- _Directions for this task_: Please report every line from the material that contains the word "seaborn".

- _Stored data_:

--

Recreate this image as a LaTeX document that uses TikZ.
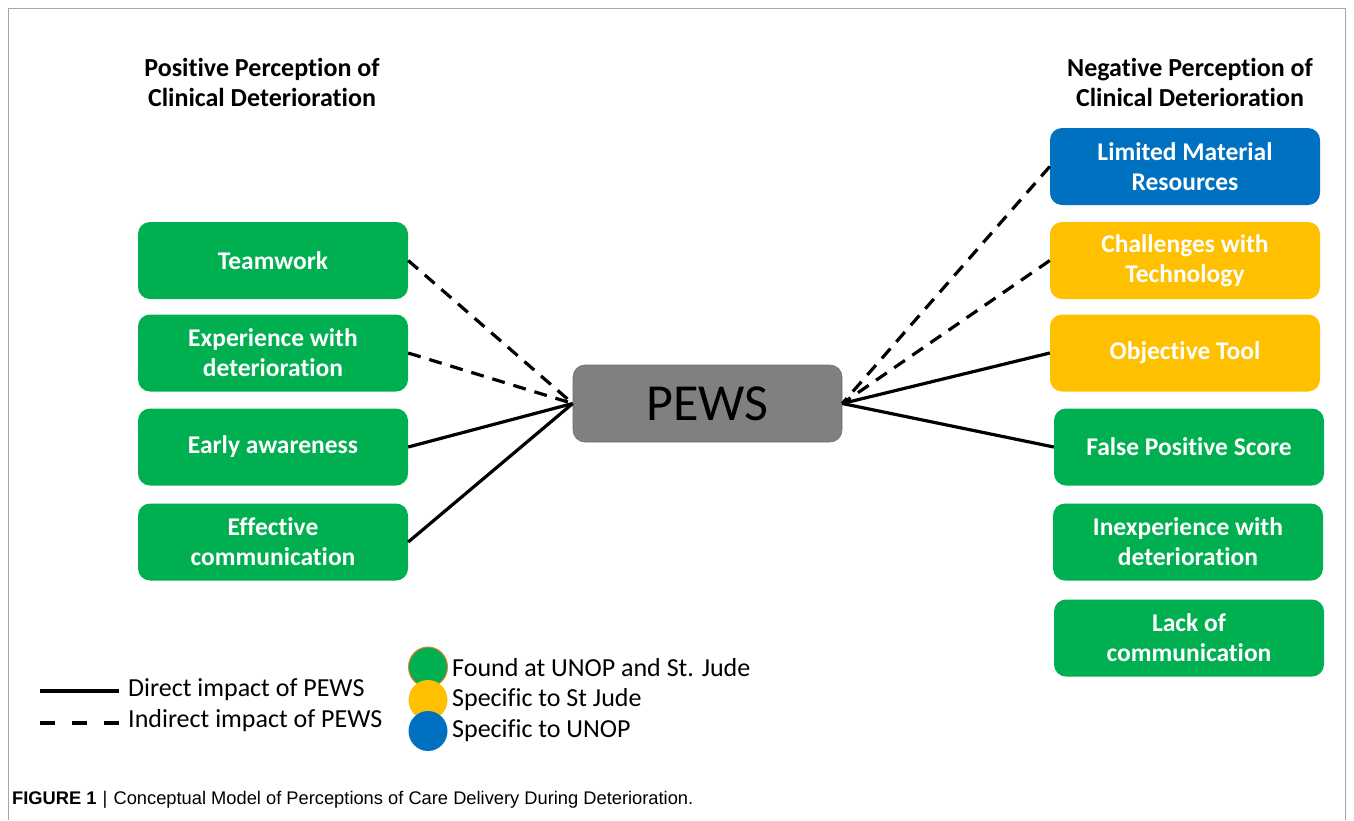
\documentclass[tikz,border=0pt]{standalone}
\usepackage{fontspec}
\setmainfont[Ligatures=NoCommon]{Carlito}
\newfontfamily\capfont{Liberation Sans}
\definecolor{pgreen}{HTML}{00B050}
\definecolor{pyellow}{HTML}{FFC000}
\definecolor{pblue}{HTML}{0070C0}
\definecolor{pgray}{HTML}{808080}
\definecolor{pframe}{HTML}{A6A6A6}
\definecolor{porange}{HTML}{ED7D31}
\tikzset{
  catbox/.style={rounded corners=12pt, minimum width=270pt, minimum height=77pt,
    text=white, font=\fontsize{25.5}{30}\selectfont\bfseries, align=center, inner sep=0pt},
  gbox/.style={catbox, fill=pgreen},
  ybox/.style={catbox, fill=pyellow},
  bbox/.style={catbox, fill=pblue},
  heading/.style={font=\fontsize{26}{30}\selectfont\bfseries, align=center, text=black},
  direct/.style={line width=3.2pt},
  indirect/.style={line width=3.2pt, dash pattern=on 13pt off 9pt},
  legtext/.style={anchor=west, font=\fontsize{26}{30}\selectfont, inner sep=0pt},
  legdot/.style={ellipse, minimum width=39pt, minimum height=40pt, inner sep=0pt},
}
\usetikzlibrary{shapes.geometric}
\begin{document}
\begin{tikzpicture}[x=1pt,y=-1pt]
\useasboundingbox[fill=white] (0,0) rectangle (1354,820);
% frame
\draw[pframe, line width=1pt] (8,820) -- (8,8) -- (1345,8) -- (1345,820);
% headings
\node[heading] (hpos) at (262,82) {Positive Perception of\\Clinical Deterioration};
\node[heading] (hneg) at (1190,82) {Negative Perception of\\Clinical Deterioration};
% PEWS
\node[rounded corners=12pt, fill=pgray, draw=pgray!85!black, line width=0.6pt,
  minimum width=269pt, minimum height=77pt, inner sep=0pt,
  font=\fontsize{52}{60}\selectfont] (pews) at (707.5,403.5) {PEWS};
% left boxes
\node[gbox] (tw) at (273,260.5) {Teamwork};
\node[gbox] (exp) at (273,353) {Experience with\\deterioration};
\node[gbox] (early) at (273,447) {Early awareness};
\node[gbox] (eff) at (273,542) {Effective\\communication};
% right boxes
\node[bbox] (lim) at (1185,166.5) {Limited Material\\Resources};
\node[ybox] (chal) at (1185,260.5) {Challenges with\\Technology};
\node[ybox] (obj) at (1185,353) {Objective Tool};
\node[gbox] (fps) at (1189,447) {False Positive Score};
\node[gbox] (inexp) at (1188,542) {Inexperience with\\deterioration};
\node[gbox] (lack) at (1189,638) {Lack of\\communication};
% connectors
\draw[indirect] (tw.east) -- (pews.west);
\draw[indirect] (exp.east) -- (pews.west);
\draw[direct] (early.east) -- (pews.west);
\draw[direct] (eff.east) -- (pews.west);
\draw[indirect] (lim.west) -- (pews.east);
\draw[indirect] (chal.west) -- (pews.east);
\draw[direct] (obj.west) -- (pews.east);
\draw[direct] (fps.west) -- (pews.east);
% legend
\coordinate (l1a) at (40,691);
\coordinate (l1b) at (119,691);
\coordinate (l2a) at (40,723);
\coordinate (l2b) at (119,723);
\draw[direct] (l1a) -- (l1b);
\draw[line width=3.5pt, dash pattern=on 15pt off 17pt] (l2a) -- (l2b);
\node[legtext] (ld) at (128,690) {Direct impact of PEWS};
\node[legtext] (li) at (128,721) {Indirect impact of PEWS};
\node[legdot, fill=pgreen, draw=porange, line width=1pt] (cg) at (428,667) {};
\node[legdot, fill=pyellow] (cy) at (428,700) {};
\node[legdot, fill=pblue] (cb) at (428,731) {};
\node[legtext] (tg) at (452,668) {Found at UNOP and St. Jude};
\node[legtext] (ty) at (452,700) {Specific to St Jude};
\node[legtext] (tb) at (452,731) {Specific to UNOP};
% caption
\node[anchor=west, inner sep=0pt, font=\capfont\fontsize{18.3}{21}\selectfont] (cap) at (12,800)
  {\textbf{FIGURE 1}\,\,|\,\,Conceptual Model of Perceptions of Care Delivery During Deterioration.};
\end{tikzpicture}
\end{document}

--

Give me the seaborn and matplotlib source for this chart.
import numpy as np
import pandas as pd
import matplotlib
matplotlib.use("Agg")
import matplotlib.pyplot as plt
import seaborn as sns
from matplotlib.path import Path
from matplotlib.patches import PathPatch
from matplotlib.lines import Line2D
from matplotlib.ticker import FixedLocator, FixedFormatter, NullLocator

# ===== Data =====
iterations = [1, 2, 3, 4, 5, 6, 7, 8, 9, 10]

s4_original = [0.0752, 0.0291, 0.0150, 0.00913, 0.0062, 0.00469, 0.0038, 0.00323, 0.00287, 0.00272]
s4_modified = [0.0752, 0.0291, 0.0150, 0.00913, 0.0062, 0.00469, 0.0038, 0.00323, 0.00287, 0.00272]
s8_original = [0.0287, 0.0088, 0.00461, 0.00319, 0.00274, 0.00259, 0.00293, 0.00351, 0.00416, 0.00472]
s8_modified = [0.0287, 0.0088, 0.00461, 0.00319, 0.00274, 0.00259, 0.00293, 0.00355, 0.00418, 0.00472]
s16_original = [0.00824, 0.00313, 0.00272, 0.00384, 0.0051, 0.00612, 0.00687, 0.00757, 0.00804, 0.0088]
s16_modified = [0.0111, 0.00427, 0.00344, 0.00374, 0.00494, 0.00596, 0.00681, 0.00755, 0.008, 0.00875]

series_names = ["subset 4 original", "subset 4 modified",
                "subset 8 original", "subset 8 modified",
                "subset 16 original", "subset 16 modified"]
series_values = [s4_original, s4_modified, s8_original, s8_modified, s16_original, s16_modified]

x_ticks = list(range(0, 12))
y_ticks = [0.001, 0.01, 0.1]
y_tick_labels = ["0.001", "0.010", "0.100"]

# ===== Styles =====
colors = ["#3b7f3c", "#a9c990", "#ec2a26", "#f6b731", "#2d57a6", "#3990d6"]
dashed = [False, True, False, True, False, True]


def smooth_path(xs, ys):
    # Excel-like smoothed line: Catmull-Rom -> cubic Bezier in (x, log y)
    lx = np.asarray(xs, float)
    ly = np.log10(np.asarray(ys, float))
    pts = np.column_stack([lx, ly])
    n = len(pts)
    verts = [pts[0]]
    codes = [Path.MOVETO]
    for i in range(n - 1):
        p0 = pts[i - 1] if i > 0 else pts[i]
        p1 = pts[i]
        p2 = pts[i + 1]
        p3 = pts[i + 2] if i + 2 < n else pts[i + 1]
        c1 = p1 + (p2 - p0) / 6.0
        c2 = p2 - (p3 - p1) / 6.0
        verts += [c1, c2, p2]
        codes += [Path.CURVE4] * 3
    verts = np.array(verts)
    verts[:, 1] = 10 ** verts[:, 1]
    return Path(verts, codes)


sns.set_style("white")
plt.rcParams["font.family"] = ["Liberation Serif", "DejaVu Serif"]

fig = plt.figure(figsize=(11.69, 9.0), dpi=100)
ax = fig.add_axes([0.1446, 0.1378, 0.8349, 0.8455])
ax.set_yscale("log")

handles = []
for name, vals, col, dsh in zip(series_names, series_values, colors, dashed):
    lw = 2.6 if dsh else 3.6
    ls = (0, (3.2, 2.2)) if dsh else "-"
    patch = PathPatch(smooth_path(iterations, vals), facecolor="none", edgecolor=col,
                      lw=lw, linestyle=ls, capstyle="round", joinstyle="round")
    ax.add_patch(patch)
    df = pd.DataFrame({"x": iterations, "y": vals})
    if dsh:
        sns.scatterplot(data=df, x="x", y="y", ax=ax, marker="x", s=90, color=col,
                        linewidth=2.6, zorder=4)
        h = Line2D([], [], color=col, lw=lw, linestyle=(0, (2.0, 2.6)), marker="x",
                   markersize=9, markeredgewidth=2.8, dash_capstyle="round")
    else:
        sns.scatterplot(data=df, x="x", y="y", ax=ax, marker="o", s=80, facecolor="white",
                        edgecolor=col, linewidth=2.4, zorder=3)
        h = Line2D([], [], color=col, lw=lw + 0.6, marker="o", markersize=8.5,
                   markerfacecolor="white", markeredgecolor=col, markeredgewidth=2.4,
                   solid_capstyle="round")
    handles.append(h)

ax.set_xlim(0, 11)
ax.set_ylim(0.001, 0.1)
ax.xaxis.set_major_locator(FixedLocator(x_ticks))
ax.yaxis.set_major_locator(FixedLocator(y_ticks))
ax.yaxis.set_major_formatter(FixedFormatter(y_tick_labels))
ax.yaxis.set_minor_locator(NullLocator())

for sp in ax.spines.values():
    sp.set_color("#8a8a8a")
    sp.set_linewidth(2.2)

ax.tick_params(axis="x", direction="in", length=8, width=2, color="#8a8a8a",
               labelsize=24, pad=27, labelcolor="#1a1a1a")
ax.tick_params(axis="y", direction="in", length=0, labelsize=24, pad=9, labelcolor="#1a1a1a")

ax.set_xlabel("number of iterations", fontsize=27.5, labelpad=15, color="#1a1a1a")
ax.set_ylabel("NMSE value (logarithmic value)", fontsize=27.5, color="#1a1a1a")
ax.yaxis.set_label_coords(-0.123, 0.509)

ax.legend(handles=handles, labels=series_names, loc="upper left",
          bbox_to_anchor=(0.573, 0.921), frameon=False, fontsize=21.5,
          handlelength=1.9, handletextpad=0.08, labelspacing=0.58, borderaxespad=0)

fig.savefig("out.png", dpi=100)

--

- _Written answer_:
Give me the seaborn and matplotlib source for this chart.
import seaborn as sns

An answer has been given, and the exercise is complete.